前川です。
前回はセネカ「ルキリウスへの手紙」24の18節から20節の初めまで読みました。冥界の苦しみについての神話的な事象を否定はせずに、しかしそのようなことに恐れるほど子どもではない、と述べます。理解によって恐怖は克服できるということでしょう。これは「知らないことは恐ろしいが、分かってしまえばそうならない」という人間の心理を明らかにしています。
今日の一文。
Mors nos aut consumit aut exuit.
「死は我々を食いつくすか、自由にするかである」
24章のテーマが「死を見下すことについて」であることを考えると、死への過度の恐れは人生を無駄にしかねないが、死を軽蔑すれば我々の心は自由になるのだ、ということでしょう。逆に言えば、当時の社会においていかに「死」が恐れられていたかを感じさせる言葉です。
春学期は今回で終了します。次回は9月です。
いつも授業のレポートを楽しみに読ませていただいています。死の恐怖を追放するというモチーフでいえば、ルクレーティウスの作品(De Rerum Natura)を思い出します。立場はエピクーロス派ですが、セネカの考えに(多少?大きく?)影響を与えているように思います。
「暗闇で子どもがおびえるように、人は死を恐れる。光がともれば恐怖は消える。同様に、人間の生死も含め、自然現象を正しく理解すれば、死についておびえることはなくなる」。
ここからが違うのですが、「なぜなら人間の魂も原子からできているゆえ、死と同時に解体する。

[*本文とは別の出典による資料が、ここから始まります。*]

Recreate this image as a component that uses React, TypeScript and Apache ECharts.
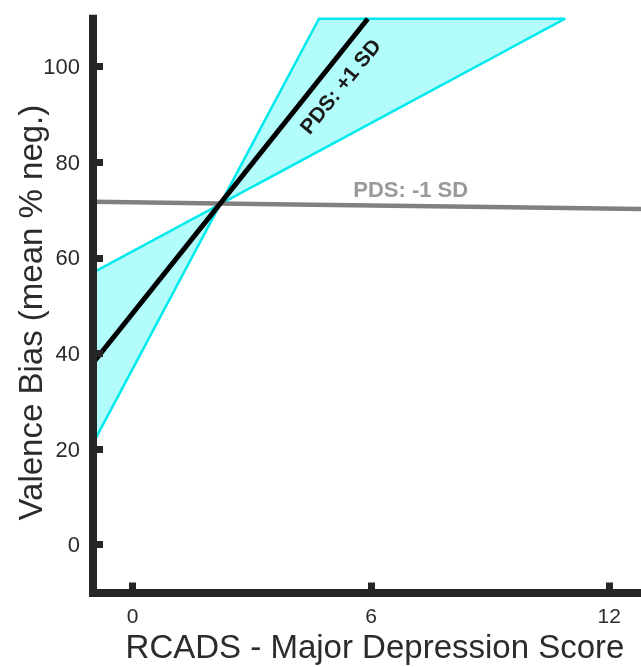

死後を恐れようにも、恐れる主体である己も解体しているのである。生あるうちに死はなく、死において生はない」。たしか、こんなことを述べていたように記憶します。
なんとか「頭で」死の恐怖を追い払おうとしているように見受けられます。セネカは頭でと言うより、心構えで勝負している気がします。個人的にシンパシーを感じます。